Una lettera che è stata recapitata a tutti i consiglieri, che avrebbero voluto leggerla in consiglio. Ma il presidente Ubaldi si è opposto, in quanto non inserita come ordine del giorno. La minoranza ha comunque voluto replicare con un proprio comunicato. “Il sindaco nega la realtà – risponde il gruppo consigliare del Pd -. L’indignazione della città è reale, profonda e diffusa: i 180mila euro per le rose sul Lungoparma sono diventate l’emblema della mala gestione dell’Ente. I cittadini si sentono presi in giro, offesi nel loro diritto di cittadinanza e profondamente delusi per l’ennesimo tradimento della politica incapace di operare per il bene comune. Anche gli elettori di centrodestra.
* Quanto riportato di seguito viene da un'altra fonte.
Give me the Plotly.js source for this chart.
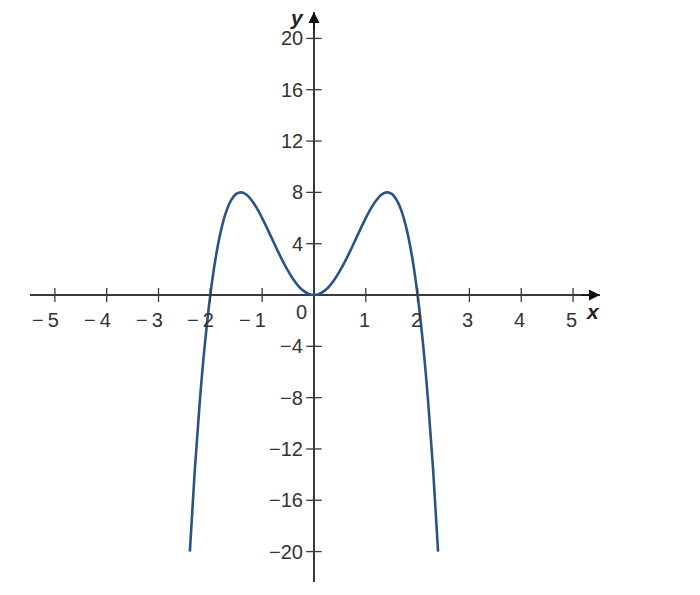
<!DOCTYPE html>
<html>
<head>
<meta charset="utf-8">
<script src="https://cdn.plot.ly/plotly-3.0.1.min.js"></script>
<style>html,body{margin:0;padding:0;background:#fff;}#chart{width:700px;height:595px;}</style>
</head>
<body>
<div id="chart"></div>
<script>
// Curve points
const curveX = [-2.395, -2.3, -2.2, -2.1, -2.0, -1.9, -1.8, -1.7, -1.6, -1.5, -1.4, -1.3, -1.2, -1.1, -1.0, -0.9, -0.8, -0.7, -0.6, -0.5, -0.4, -0.3, -0.2, -0.1, 0,
                0.1, 0.2, 0.3, 0.4, 0.5, 0.6, 0.7, 0.8, 0.9, 1.0, 1.1, 1.2, 1.3, 1.4, 1.5, 1.6, 1.7, 1.8, 1.9, 2.0, 2.1, 2.2, 2.3, 2.395];
const curveY = [-20, -13.65, -8.13, -3.62, 0, 2.82, 4.92, 6.42, 7.37, 7.88, 8.0, 7.81, 7.37, 6.75, 6.0, 5.17, 4.30, 3.44, 2.62, 1.88, 1.23, 0.70, 0.32, 0.08, 0,
                0.08, 0.32, 0.70, 1.23, 1.88, 2.62, 3.44, 4.30, 5.17, 6.0, 6.75, 7.37, 7.81, 8.0, 7.88, 7.37, 6.42, 4.92, 2.82, 0, -3.62, -8.13, -13.65, -20];

// Tick values and labels
const xTicks = [-5, -4, -3, -2, -1, 1, 2, 3, 4, 5];
const xTickLabels = ['\u2212\u20095', '\u2212\u20094', '\u2212\u20093', '\u2212\u20092', '\u2212\u20091', '1', '2', '3', '4', '5'];
const yTicks = [20, 16, 12, 8, 4, -4, -8, -12, -16, -20];
const yTickLabels = ['20', '16', '12', '8', '4', '\u22124', '\u22128', '\u221212', '\u221216', '\u221220'];

const xRange = [-5.48, 5.52];
const yRange = [-22.37, 22.06];

const axisColor = '#3a3a3a';
const textColor = '#333333';
const fontFam = '"Liberation Sans", Arial, sans-serif';

const traces = [
  {
    x: curveX, y: curveY, type: 'scatter', mode: 'lines',
    line: {color: '#2b5486', width: 2.6, shape: 'spline', smoothing: 1},
    hoverinfo: 'skip'
  },
  {
    x: xTicks, y: xTicks.map(() => 0), type: 'scatter', mode: 'markers',
    marker: {symbol: 'line-ns-open', size: 10, color: axisColor, line: {color: axisColor, width: 1.3}},
    hoverinfo: 'skip'
  },
  {
    x: yTicks.map(() => 0), y: yTicks, type: 'scatter', mode: 'markers',
    marker: {symbol: 'line-ew-open', size: 11, color: axisColor, line: {color: axisColor, width: 1.3}},
    hoverinfo: 'skip'
  }
];

const annotations = [];
xTicks.forEach((v, i) => {
  annotations.push({
    x: v, y: 0, xref: 'x', yref: 'y', text: xTickLabels[i], showarrow: false,
    xanchor: 'right', yanchor: 'middle', xshift: 6, yshift: -25,
    font: {family: fontFam, size: 20, color: textColor}
  });
});
yTicks.forEach((v, i) => {
  annotations.push({
    x: 0, y: v, xref: 'x', yref: 'y', text: yTickLabels[i], showarrow: false,
    xanchor: 'right', yanchor: 'middle', xshift: -9, yshift: 0,
    font: {family: fontFam, size: 20, color: textColor}
  });
});
annotations.push({
  x: 0, y: 0, xref: 'x', yref: 'y', text: '0', showarrow: false,
  xanchor: 'center', yanchor: 'middle', xshift: -12, yshift: -17,
  font: {family: fontFam, size: 20, color: textColor}
});
// axis arrows
annotations.push({
  x: xRange[1], y: 0, xref: 'x', yref: 'y', ax: -20, ay: 0, axref: 'pixel', ayref: 'pixel',
  text: '', showarrow: true, arrowhead: 2, arrowsize: 1.7, arrowwidth: 1.3, arrowcolor: '#111'
});
annotations.push({
  x: 0, y: yRange[1], xref: 'x', yref: 'y', ax: 0, ay: 20, axref: 'pixel', ayref: 'pixel',
  text: '', showarrow: true, arrowhead: 2, arrowsize: 1.7, arrowwidth: 1.3, arrowcolor: '#111'
});
// axis names
annotations.push({
  x: 5.39, y: -1.25, xref: 'x', yref: 'y', text: '<b><i>x</i></b>', showarrow: false,
  xanchor: 'center', yanchor: 'middle',
  font: {family: fontFam, size: 21, color: '#222'}
});
annotations.push({
  x: -0.33, y: 21.67, xref: 'x', yref: 'y', text: '<b><i>y</i></b>', showarrow: false,
  xanchor: 'center', yanchor: 'middle',
  font: {family: fontFam, size: 21, color: '#222'}
});

const layout = {
  width: 700, height: 595,
  margin: {l: 30, r: 100, t: 12, b: 13},
  paper_bgcolor: '#ffffff', plot_bgcolor: '#ffffff',
  showlegend: false,
  xaxis: {
    range: xRange, showgrid: false, showticklabels: false, ticks: '',
    zeroline: true, zerolinecolor: axisColor, zerolinewidth: 1.4, showline: false, fixedrange: true
  },
  yaxis: {
    range: yRange, showgrid: false, showticklabels: false, ticks: '',
    zeroline: true, zerolinecolor: axisColor, zerolinewidth: 1.4, showline: false, fixedrange: true
  },
  annotations: annotations
};

Plotly.newPlot('chart', traces, layout, {displayModeBar: false, staticPlot: true});
</script>
</body>
</html>
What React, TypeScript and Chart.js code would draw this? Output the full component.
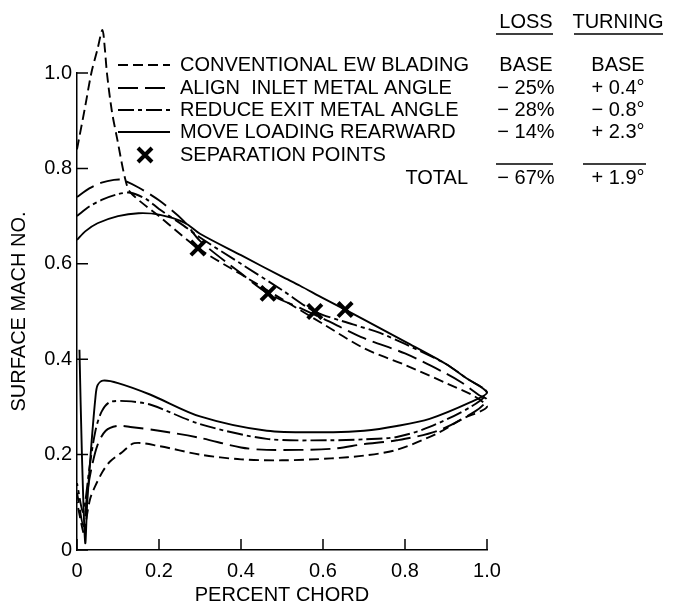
import React, { useEffect, useRef } from "react";
import { Chart, registerables } from "chart.js";

Chart.register(...registerables);

// ---------- data ----------
const seriesNames = [
  "CONVENTIONAL EW BLADING",
  "ALIGN  INLET METAL ANGLE",
  "REDUCE EXIT METAL ANGLE",
  "MOVE LOADING REARWARD",
];
const lossValues = ["BASE", "\u2212 25%", "\u2212 28%", "\u2212 14%"];
const turningValues = ["BASE", "+ 0.4\u00b0", "\u2212 0.8\u00b0", "+ 2.3\u00b0"];
const totalLoss = "\u2212 67%";
const totalTurning = "+ 1.9\u00b0";

const xTicks = [0, 0.2, 0.4, 0.6, 0.8, 1.0];
const yTicks = [0, 0.2, 0.4, 0.6, 0.8, 1.0];

// Each loop: suction surface LE -> TE, then pressure surface TE -> LE
const conventionalX = [0.0, 0.02, 0.035, 0.05, 0.062, 0.068, 0.073, 0.085, 0.098, 0.117, 0.13, 0.2, 0.295, 0.4, 0.5, 0.6, 0.7, 0.8, 0.9, 0.97, 1.0,
  0.94, 0.88, 0.78, 0.7, 0.62, 0.5, 0.4, 0.3, 0.2, 0.14, 0.11, 0.08, 0.063, 0.045, 0.032, 0.022, 0.018, 0.0];
const conventionalY = [0.84, 0.93, 1.0, 1.05, 1.09, 1.05, 1.0, 0.92, 0.862, 0.78, 0.75, 0.70, 0.633, 0.578, 0.526, 0.474, 0.423, 0.388, 0.35, 0.322, 0.30,
  0.275, 0.245, 0.21, 0.198, 0.192, 0.188, 0.19, 0.2, 0.218, 0.224, 0.205, 0.185, 0.165, 0.135, 0.107, 0.06, 0.03, 0.1];

const alignX = [0.0, 0.03, 0.06, 0.09, 0.11, 0.15, 0.2, 0.26, 0.3, 0.4, 0.466, 0.55, 0.6, 0.7, 0.8, 0.9, 0.94, 0.98, 1.0,
  0.97, 0.88, 0.78, 0.7, 0.62, 0.463, 0.4, 0.3, 0.2, 0.13, 0.097, 0.07, 0.05, 0.035, 0.025, 0.016, 0.0];
const alignY = [0.74, 0.758, 0.77, 0.776, 0.776, 0.76, 0.733, 0.69, 0.648, 0.58, 0.538, 0.505, 0.485, 0.444, 0.412, 0.37, 0.35, 0.325, 0.315,
  0.29, 0.25, 0.23, 0.222, 0.212, 0.21, 0.215, 0.235, 0.25, 0.258, 0.26, 0.25, 0.22, 0.17, 0.12, 0.05, 0.12];

const reduceX = [0.0, 0.03, 0.063, 0.1, 0.13, 0.17, 0.2, 0.26, 0.3, 0.4, 0.5, 0.58, 0.673, 0.739, 0.8, 0.854, 0.9, 0.95, 1.0,
  0.96, 0.86, 0.78, 0.7, 0.62, 0.463, 0.3, 0.178, 0.12, 0.08, 0.06, 0.045, 0.03, 0.02, 0.014, 0.0];
const reduceY = [0.70, 0.72, 0.735, 0.746, 0.749, 0.735, 0.715, 0.68, 0.655, 0.60, 0.545, 0.50, 0.473, 0.455, 0.432, 0.41, 0.39, 0.36, 0.33,
  0.30, 0.258, 0.237, 0.232, 0.23, 0.233, 0.264, 0.305, 0.312, 0.31, 0.29, 0.25, 0.17, 0.1, 0.08, 0.14];

const rearwardX = [0.0, 0.02, 0.05, 0.1, 0.15, 0.2, 0.263, 0.3, 0.4, 0.5, 0.544, 0.6, 0.654, 0.7, 0.8, 0.9, 0.95, 1.0,
  0.96, 0.86, 0.78, 0.7, 0.625, 0.463, 0.3, 0.178, 0.1, 0.063, 0.05, 0.045, 0.035, 0.025, 0.02, 0.012, 0.006];
const rearwardY = [0.65, 0.668, 0.685, 0.70, 0.706, 0.703, 0.686, 0.663, 0.618, 0.573, 0.554, 0.528, 0.504, 0.483, 0.437, 0.39, 0.36, 0.33,
  0.31, 0.275, 0.26, 0.25, 0.247, 0.25, 0.28, 0.326, 0.35, 0.355, 0.345, 0.32, 0.22, 0.1, 0.015, 0.2, 0.42];

const separationX = [0.295, 0.466, 0.58, 0.654];
const separationY = [0.633, 0.538, 0.50, 0.504];

const dashStyles: number[][] = [[10, 5], [20, 7], [16, 4, 4, 4], []];

const FONT = '"Liberation Sans", Arial, Helvetica, sans-serif';
const FS = 20;

function pts(xs: number[], ys: number[]) {
  return xs.map((x, i) => ({ x, y: ys[i] }));
}

const tickPlugin = {
  id: "inwardTicks",
  afterDraw(chart: any) {
    const { ctx, chartArea, scales } = chart;
    ctx.save();
    ctx.strokeStyle = "#000";
    ctx.lineWidth = 1.5;
    ctx.beginPath();
    yTicks.forEach((v) => {
      const y = scales.y.getPixelForValue(v);
      ctx.moveTo(chartArea.left, y);
      ctx.lineTo(chartArea.left + 11, y);
    });
    xTicks.forEach((v) => {
      const x = scales.x.getPixelForValue(v);
      ctx.moveTo(x, chartArea.bottom);
      ctx.lineTo(x, chartArea.bottom - 11);
    });
    ctx.stroke();
    ctx.restore();
  },
};

const tablePlugin = {
  id: "tableLegend",
  afterDraw(chart: any) {
    const ctx = chart.ctx;
    ctx.save();
    ctx.fillStyle = "#000";
    ctx.strokeStyle = "#000";
    ctx.font = `${FS}px ${FONT}`;
    ctx.textBaseline = "middle";
    const rows = [65, 88, 110, 132];
    const lossC = 526;
    const turnC = 618;
    // headers
    ctx.textAlign = "center";
    ctx.fillText("LOSS", lossC, 22);
    ctx.fillText("TURNING", turnC, 22);
    ctx.lineWidth = 1.5;
    ctx.beginPath();
    ctx.moveTo(496, 34); ctx.lineTo(553, 34);
    ctx.moveTo(574, 34); ctx.lineTo(663, 34);
    ctx.moveTo(496, 164); ctx.lineTo(553, 164);
    ctx.moveTo(583, 164); ctx.lineTo(646, 164);
    ctx.stroke();
    rows.forEach((y, i) => {
      ctx.lineWidth = 1.8;
      ctx.setLineDash(dashStyles[i]);
      ctx.beginPath();
      ctx.moveTo(118, y);
      ctx.lineTo(170, y);
      ctx.stroke();
      ctx.setLineDash([]);
      ctx.textAlign = "left";
      ctx.fillText(seriesNames[i], 180, y);
      ctx.textAlign = "center";
      ctx.fillText(lossValues[i], lossC, y);
      ctx.fillText(turningValues[i], turnC, y);
    });
    // separation marker
    ctx.lineWidth = 4;
    ctx.beginPath();
    ctx.moveTo(138, 148); ctx.lineTo(152, 162);
    ctx.moveTo(152, 148); ctx.lineTo(138, 162);
    ctx.stroke();
    ctx.textAlign = "left";
    ctx.fillText("SEPARATION POINTS", 180, 155);
    ctx.textAlign = "right";
    ctx.fillText("TOTAL", 468, 178);
    ctx.textAlign = "center";
    ctx.fillText(totalLoss, lossC, 178);
    ctx.fillText(totalTurning, turnC, 178);
    ctx.restore();
  },
};

export default function App() {
  const ref = useRef<HTMLCanvasElement>(null);
  useEffect(() => {
    if (!ref.current) return;
    const loops = [
      pts(conventionalX, conventionalY),
      pts(alignX, alignY),
      pts(reduceX, reduceY),
      pts(rearwardX, rearwardY),
    ];
    const datasets: any[] = loops.map((data, i) => ({
      label: seriesNames[i],
      data,
      showLine: true,
      borderColor: "#000",
      borderWidth: 1.9,
      borderDash: dashStyles[i],
      pointRadius: 0,
      tension: 0.3,
      fill: false,
      clip: false,
    }));
    datasets.push({
      label: "SEPARATION POINTS",
      data: pts(separationX, separationY),
      showLine: false,
      pointStyle: "crossRot",
      pointRadius: 10,
      borderColor: "#000",
      borderWidth: 4,
      clip: false,
    });
    const chart = new Chart(ref.current, {
      type: "scatter",
      data: { datasets },
      plugins: [tickPlugin, tablePlugin],
      options: {
        animation: false,
        responsive: false,
        devicePixelRatio: 1,
        layout: { padding: { left: 0, right: 187, top: 73, bottom: 0 } },
        plugins: { legend: { display: false }, tooltip: { enabled: false } },
        scales: {
          x: {
            type: "linear",
            min: 0,
            max: 1.0,
            afterFit: (s: any) => { s.height = 57; },
            afterBuildTicks: (s: any) => { s.ticks = xTicks.map((v) => ({ value: v })); },
            grid: { display: false, drawTicks: false },
            border: { display: true, color: "#000", width: 1.5 },
            ticks: {
              padding: 9,
              color: "#000",
              font: { family: FONT, size: FS },
              callback: (v: any) => (v === 0 ? "0" : Number(v).toFixed(1)),
            },
            title: {
              display: true,
              text: "PERCENT CHORD",
              color: "#000",
              font: { family: FONT, size: FS },
              padding: { top: 0, bottom: 0 },
            },
          },
          y: {
            type: "linear",
            min: 0,
            max: 1.0,
            afterFit: (s: any) => { s.width = 77; },
            afterBuildTicks: (s: any) => { s.ticks = yTicks.map((v) => ({ value: v })); },
            grid: { display: false, drawTicks: false },
            border: { display: true, color: "#000", width: 1.5 },
            ticks: {
              padding: 5,
              color: "#000",
              font: { family: FONT, size: FS },
              callback: (v: any) => (v === 0 ? "0" : Number(v).toFixed(1)),
            },
            title: {
              display: true,
              text: "SURFACE MACH NO.",
              color: "#000",
              font: { family: FONT, size: FS },
              padding: { top: 7, bottom: 0 },
            },
          },
        },
      },
    });
    return () => chart.destroy();
  }, []);
  return (
    <div style={{ position: "absolute", left: 0, top: 0, width: 674, height: 607, background: "#fff" }}>
      <canvas ref={ref} width={674} height={607} style={{ width: 674, height: 607 }} />
    </div>
  );
}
Una dimostrazione sono i ‘Chaiers des doleances della piazza di Parma’: un’analisi puntuale, determinata e sofferta scritta dagli stessi cittadini, non dai politici”.

Guarda caso, è proprio lo stesso Ubaldi (ora nemico, ma un tempo mentore di Vignali, ndr) ad essere stato coinvolto nell’ennesimo scandalo comunale. Nei giorni scorsi la Corte dei Conti ha condannato 33 persone, tra dirigenti, funzionari e componenti di due Giunte comunali: quella passata guidata da Elvio Ubaldi e l’attuale presieduta da Pietro Vignali. Per i giudici, il danno complessivo causato alle casse del Comune dalle polizze fuorilegge (gli anni vanno dal 2000 al 2011) è stato di 369.800 euro. La somma, hanno stabilito i giudici, dovrà ora essere risarcita dai 33 colpevoli, in parti proporzionali alla loro responsabilità. L’ex sindaco Ubaldi dovrà risarcire 21.080 euro, Vignali 23.518.

A questo si aggiungono altri 20.000 euro di spese legali, che i 33 dovranno dividersi pagando 600 euro a testa. Un processo gemello, già discusso davanti alla Corte dei conti, vede imputato il Rettore dell’Ateneo di Parma Gino Ferretti per presunte polizze fuorilegge: in quel caso la decisione dei giudici deve ancora arrivare.